Update : 05 Nov 2022, 21:07

Mahathir Mohamad, once a holder of the "world's oldest current prime minister" title, says he stands a "good chance" of winning.

Malaysia's former Prime Minister, Mahathir Mohamad, on Saturday filed his candidacy for the upcoming general election, as campaigning formally kicked off.

The 97-year-old politician twice held the office of prime minister and was named a Guinness World Record holder for being the "world's oldest current prime minister" in 2018.

Mahathir is defending his parliamentary seat in the holiday island of Langkawi in the November 19 vote.

"This should be my last election. I didn't want to contest this time, but I did not finish my last term," he said.

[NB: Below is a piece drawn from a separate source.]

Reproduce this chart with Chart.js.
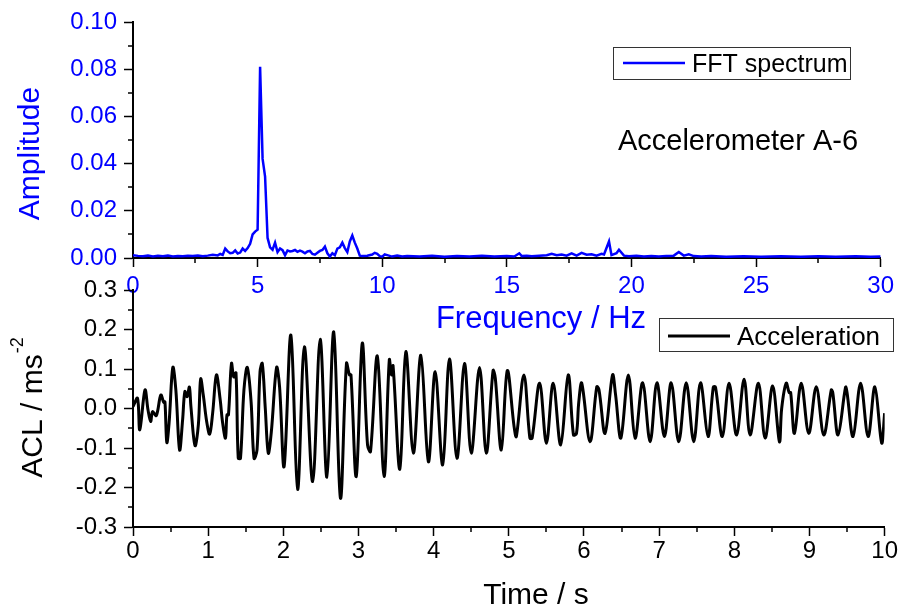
<!DOCTYPE html>
<html><head><meta charset="utf-8">
<script src="https://cdn.jsdelivr.net/npm/chart.js@4/dist/chart.umd.min.js"></script>
<style>
html,body{margin:0;padding:0;background:#fff;}
#wrap{position:relative;width:899px;height:606px;overflow:hidden;background:#fff;}
canvas{position:absolute;left:0;top:0;}
</style></head><body>
<div id="wrap"><canvas id="fft" width="899" height="606"></canvas><canvas id="acc" width="899" height="606"></canvas></div>
<script>
// ---------- DATA ----------
const fftFreq = [0.0,0.2,0.4,0.6,0.8,1.0,1.2,1.4,1.6,1.8,2.0,2.2,2.4,2.6,2.8,3.0,3.2,3.4,3.5,3.6,3.7,3.8,3.9,4.0,4.1,4.2,4.3,4.4,4.5,4.6,4.7,4.8,4.9,5.0,5.1,5.2,5.3,5.4,5.5,5.6,5.7,5.8,5.9,6.0,6.1,6.2,6.3,6.4,6.5,6.6,6.7,6.8,6.9,7.0,7.1,7.2,7.3,7.4,7.5,7.6,7.7,7.8,7.9,8.0,8.1,8.2,8.3,8.4,8.5,8.6,8.7,8.8,8.9,9.0,9.1,9.2,9.4,9.6,9.7,9.8,9.9,10.0,10.1,10.2,10.4,10.6,10.8,11.0,11.5,12.0,12.5,13.0,13.5,14.0,14.5,15.0,15.3,15.5,15.6,15.8,16.0,16.3,16.6,16.8,17.0,17.2,17.4,17.6,17.8,18.0,18.2,18.4,18.6,18.8,18.9,19.1,19.2,19.4,19.5,19.7,19.9,20.2,20.5,20.8,21.1,21.4,21.7,21.9,22.1,22.3,22.5,22.8,23.2,23.8,24.5,25.2,26.0,26.8,27.5,28.2,29.0,29.6,30.0];
const fftAmp = [0.0012,0.0009,0.0007,0.0010,0.0006,0.0009,0.0007,0.0010,0.0006,0.0008,0.0007,0.0010,0.0008,0.0011,0.0007,0.0010,0.0014,0.0011,0.0017,0.0013,0.0040,0.0028,0.0020,0.0022,0.0032,0.0019,0.0023,0.0040,0.0030,0.0042,0.0060,0.0100,0.0112,0.0120,0.0810,0.0420,0.0345,0.0085,0.0045,0.0035,0.0065,0.0025,0.0040,0.0033,0.0012,0.0032,0.0028,0.0030,0.0034,0.0026,0.0031,0.0027,0.0020,0.0028,0.0030,0.0017,0.0014,0.0022,0.0030,0.0034,0.0048,0.0020,0.0006,0.0020,0.0012,0.0040,0.0045,0.0065,0.0042,0.0025,0.0070,0.0095,0.0065,0.0040,0.0010,0.0008,0.0010,0.0015,0.0022,0.0018,0.0008,0.0006,0.0015,0.0012,0.0006,0.0010,0.0006,0.0008,0.0006,0.0009,0.0005,0.0008,0.0006,0.0009,0.0006,0.0008,0.0006,0.0020,0.0008,0.0010,0.0007,0.0010,0.0012,0.0018,0.0012,0.0015,0.0010,0.0020,0.0010,0.0022,0.0014,0.0016,0.0010,0.0018,0.0015,0.0070,0.0012,0.0020,0.0035,0.0010,0.0007,0.0009,0.0006,0.0008,0.0006,0.0009,0.0010,0.0025,0.0010,0.0016,0.0008,0.0006,0.0008,0.0005,0.0007,0.0005,0.0007,0.0005,0.0007,0.0005,0.0007,0.0005,0.0006];

const accTime = [0.00,0.06,0.09,0.16,0.20,0.235,0.26,0.31,0.37,0.41,0.425,0.45,0.48,0.53,0.57,0.62,0.66,0.69,0.72,0.75,0.77,0.825,0.87,0.90,0.935,0.98,1.02,1.06,1.11,1.16,1.19,1.23,1.25,1.27,1.31,1.34,1.37,1.40,1.43,1.476,1.52,1.57,1.61,1.65,1.69,1.72,1.76,1.80,1.84,1.91,1.95,2.01,2.10,2.19,2.28,2.39,2.49,2.58,2.67,2.76,2.84,2.88,2.90,2.97,3.05,3.12,3.16,3.25,3.34,3.41,3.44,3.46,3.55,3.63,3.73,3.83,3.93,4.02,4.12,4.21,4.31,4.41,4.50,4.61,4.70,4.79,4.82,4.90,4.98,5.07,5.10,5.20,5.28,5.31,5.41,5.50,5.59,5.69,5.79,5.86,5.90,5.93,5.97,6.08,6.17,6.20,6.28,6.38,6.42,6.49,6.59,6.68,6.78,6.88,6.97,7.07,7.16,7.26,7.36,7.46,7.55,7.65,7.72,7.75,7.84,7.93,8.03,8.13,8.21,8.32,8.41,8.51,8.60,8.63,8.69,8.73,8.75,8.80,8.89,8.99,9.09,9.19,9.29,9.31,9.38,9.48,9.50,9.58,9.68,9.78,9.87,9.96,10.00];
const accValue = [0.005,0.026,-0.054,0.047,-0.004,-0.033,-0.008,-0.018,0.034,0.015,0.017,-0.086,-0.037,0.104,0.047,-0.105,-0.029,0.043,0.030,0.054,0.006,-0.094,-0.040,0.075,0.034,-0.033,-0.065,-0.011,0.085,0.022,-0.033,-0.075,-0.016,-0.016,0.114,0.080,0.090,-0.126,-0.126,0.047,0.104,0.020,-0.126,-0.105,0.093,0.114,0.000,-0.113,-0.060,0.104,0.055,-0.147,0.186,-0.205,0.156,-0.185,0.175,-0.174,0.194,-0.227,0.114,0.085,0.085,-0.172,0.165,-0.092,-0.109,0.133,-0.172,0.123,0.085,0.108,-0.154,0.144,-0.113,0.135,-0.135,0.093,-0.143,0.125,-0.126,0.114,-0.113,0.104,-0.113,0.096,0.077,-0.105,0.096,-0.046,-0.071,0.085,-0.075,-0.075,0.064,-0.088,0.064,-0.092,0.085,-0.067,-0.063,0.015,0.064,-0.084,0.055,0.047,-0.063,0.085,0.035,-0.075,0.085,-0.075,0.065,-0.084,0.065,-0.071,0.065,-0.084,0.065,-0.084,0.065,-0.071,0.054,0.054,-0.071,0.064,-0.067,0.074,-0.067,0.064,-0.075,0.057,-0.084,0.000,0.064,0.040,0.040,-0.063,0.064,-0.063,0.055,-0.067,0.047,0.040,-0.067,0.054,0.040,-0.071,0.064,-0.071,0.055,-0.087,-0.012];

// axis ranges / ticks
const fftXRange = [0, 30], fftXMajor = 5, fftXMinor = 2.5;
const fftYRange = [0, 0.10], fftYMajor = 0.02, fftYMinor = 0.01;
const accXRange = [0, 10], accXMajor = 1, accXMinor = 0.5;
const accYRange = [-0.3, 0.3], accYMajor = 0.1, accYMinor = 0.05;

// texts
const fftSeriesName = 'FFT spectrum';
const accSeriesName = 'Acceleration';
const noteText = 'Accelerometer A-6';
const fftXTitle = 'Frequency / Hz';
const fftYTitle = 'Amplitude';
const accXTitle = 'Time / s';
const accYTitle = 'ACL / ms';
const accYTitleSup = '-2';

// ---------- STYLE ----------
const FONT = "'Liberation Sans', Arial, Helvetica, sans-serif";
const BLUE = '#0000ff';
const BLACK = '#000000';
Chart.defaults.font.family = FONT;

const minorTicksPlugin = {
  id: 'minorTicks',
  afterDraw(chart, args, o) {
    const {ctx, chartArea: ca} = chart;
    const xs = chart.scales.x, ys = chart.scales.y;
    ctx.save();
    ctx.strokeStyle = BLACK; ctx.lineWidth = o.width;
    ctx.beginPath();
    const nx = Math.round((xs.max - xs.min) / o.xStep);
    for (let i = 1; i < nx; i += 2) {
      const px = Math.round(xs.getPixelForValue(xs.min + i * o.xStep));
      ctx.moveTo(px, ca.bottom); ctx.lineTo(px, ca.bottom + o.len);
    }
    const ny = Math.round((ys.max - ys.min) / o.yStep);
    for (let i = 1; i < ny; i += 2) {
      const py = Math.round(ys.getPixelForValue(ys.min + i * o.yStep));
      ctx.moveTo(ca.left - o.len, py); ctx.lineTo(ca.left, py);
    }
    ctx.stroke();
    ctx.restore();
  }
};

function drawLegendBox(ctx, box, color, label, fontSize, lw) {
  ctx.save();
  ctx.strokeStyle = '#333'; ctx.lineWidth = 1;
  ctx.strokeRect(box.x + 0.5, box.y + 0.5, box.w, box.h);
  ctx.strokeStyle = color; ctx.lineWidth = lw;
  ctx.beginPath(); ctx.moveTo(box.lx0, box.ly); ctx.lineTo(box.lx1, box.ly); ctx.stroke();
  ctx.fillStyle = BLACK; ctx.font = fontSize + 'px ' + FONT;
  ctx.textAlign = 'left'; ctx.textBaseline = 'alphabetic';
  ctx.fillText(label, box.tx, box.ty);
  ctx.restore();
}

const fftTextPlugin = {
  id: 'fftText',
  afterDraw(chart) {
    const ctx = chart.ctx;
    ctx.save();
    ctx.fillStyle = BLUE; ctx.font = '30px ' + FONT;
    ctx.translate(39, 153.5); ctx.rotate(-Math.PI / 2);
    ctx.textAlign = 'center'; ctx.textBaseline = 'alphabetic';
    ctx.fillText(fftYTitle, 0, 0);
    ctx.restore();
    ctx.save();
    ctx.fillStyle = BLUE; ctx.font = '31px ' + FONT;
    ctx.textAlign = 'center'; ctx.textBaseline = 'alphabetic';
    ctx.fillText(fftXTitle, 541, 328);
    ctx.fillStyle = BLACK; ctx.font = '29px ' + FONT;
    ctx.fillText(noteText, 738, 150);
    ctx.restore();
    drawLegendBox(ctx, {x: 613, y: 47, w: 237, h: 32, lx0: 623, lx1: 685, ly: 63, tx: 692, ty: 72}, BLUE, fftSeriesName, 25, 2.5);
  }
};

const accTextPlugin = {
  id: 'accText',
  afterDraw(chart) {
    const ctx = chart.ctx;
    ctx.save();
    ctx.fillStyle = BLACK;
    ctx.font = '30px ' + FONT;
    const w1 = ctx.measureText(accYTitle).width;
    ctx.font = '18px ' + FONT;
    const w2 = ctx.measureText(accYTitleSup).width;
    ctx.translate(42, 408); ctx.rotate(-Math.PI / 2);
    ctx.textAlign = 'left'; ctx.textBaseline = 'alphabetic';
    const start = -(w1 + w2) / 2;
    ctx.font = '30px ' + FONT;
    ctx.fillText(accYTitle, start, 0);
    ctx.font = '18px ' + FONT;
    ctx.fillText(accYTitleSup, start + w1 + 1, -19);
    ctx.restore();
    ctx.save();
    ctx.fillStyle = BLACK; ctx.font = '30px ' + FONT;
    ctx.textAlign = 'center'; ctx.textBaseline = 'alphabetic';
    ctx.fillText(accXTitle, 536, 604);
    ctx.restore();
    drawLegendBox(ctx, {x: 659, y: 318, w: 234, h: 33, lx0: 668, lx1: 730, ly: 336, tx: 737, ty: 345}, BLACK, accSeriesName, 26, 3);
  }
};

function axisCommon(color, tickPad) {
  return {
    grid: {display: true, drawOnChartArea: false, drawTicks: true, tickLength: 9, tickColor: BLACK, tickWidth: 1.5},
    border: {display: true, color: BLACK, width: 2},
    ticks: {color: color, font: {size: 24, family: FONT}, padding: tickPad, autoSkip: false, maxRotation: 0, minRotation: 0}
  };
}

function makeScales(xr, xstep, yr, ystep, color, xH, xPad, yFmt) {
  const xs = axisCommon(color, xPad);
  xs.type = 'linear'; xs.position = 'bottom'; xs.min = xr[0]; xs.max = xr[1];
  xs.ticks.stepSize = xstep;
  xs.ticks.callback = v => String(Math.round(v));
  xs.afterFit = s => { s.height = xH; };
  const ys = axisCommon(color, 7);
  ys.type = 'linear'; ys.position = 'left'; ys.min = yr[0]; ys.max = yr[1];
  ys.ticks.stepSize = ystep;
  ys.ticks.callback = v => (Math.abs(v) < 1e-9 ? 0 : v).toFixed(yFmt);
  ys.afterFit = s => { s.width = 133; };
  return {x: xs, y: ys};
}

new Chart(document.getElementById('fft'), {
  type: 'line',
  data: {datasets: [{label: fftSeriesName, data: fftFreq.map((f, i) => ({x: f, y: fftAmp[i]})), borderColor: BLUE, borderWidth: 2.5, pointRadius: 0, tension: 0, fill: false}]},
  options: {
    responsive: false, animation: false, devicePixelRatio: 1,
    layout: {padding: {left: 0, right: 14, top: 22, bottom: 298}},
    plugins: {legend: {display: false}, tooltip: {enabled: false}, minorTicks: {xStep: fftXMinor, yStep: fftYMinor, len: 5, width: 1.5}},
    scales: makeScales(fftXRange, fftXMajor, fftYRange, fftYMajor, BLUE, 50, 5, 2)
  },
  plugins: [minorTicksPlugin, fftTextPlugin]
});

new Chart(document.getElementById('acc'), {
  type: 'line',
  data: {datasets: [{label: accSeriesName, data: accTime.map((t, i) => ({x: t, y: accValue[i]})), borderColor: BLACK, borderWidth: 3, pointRadius: 0, tension: 0.35, fill: false}]},
  options: {
    responsive: false, animation: false, devicePixelRatio: 1,
    layout: {padding: {left: 0, right: 14, top: 290, bottom: 0}},
    plugins: {legend: {display: false}, tooltip: {enabled: false}, minorTicks: {xStep: accXMinor, yStep: accYMinor, len: 5, width: 1.5}},
    scales: makeScales(accXRange, accXMajor, accYRange, accYMajor, BLACK, 79, 1, 1)
  },
  plugins: [minorTicksPlugin, accTextPlugin]
});
</script></body></html>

Mahathir ruled the Southeast Asian nation from 1981 to 2003 and again from 2018 to 2020, but his government collapsed two years into his five-year term.

"I hope I can finish my job. I have a good chance of winning," he said.

While Mahathir is expected to win easily in Langkawi, a victory in the race for the premiership is far less likely.

At least four blocs — including the one he leads — are vying for a majority in the 222-seat lower house of parliament.

Malaysia's caretaker Prime Minister Ismail Sabri Yaakob dissolved parliament last month, triggering a snap election 10 months ahead of schedule.

Ismail's move is seen as a bid for a stronger mandate for his party, the United Malays National Organisation (UMNO), which had been feuding with smaller parties in its coalition, the Barisan Nasional (BN).

Ismail and former Prime Minister Muhyiddin Yassin submitted their nomination papers on Saturday.

Muhyiddin, the former leader of the UMNO, currently leads the Perikatan Nasional (PN), or National Alliance coalition.

Also running is opposition leader Anwar Ibrahim of the Pakatan Harapan coalition.

Anwar was jailed for a sodomy conviction that he said was politically motivated. The 75-year-old politician was pardoned in 2018 and was set to succeed Mahathir as prime minister, but infighting led the government to collapse.

Analysts expect the vote to be split due to the emergence of new political alliances.

No one faction is likely to achieve a simple majority and would instead need to work with other groups toward a coalition government.

Some 6 million new voters are taking part in the election due to the voting age being lowered from 21 to 18 last year, adding further uncertainty.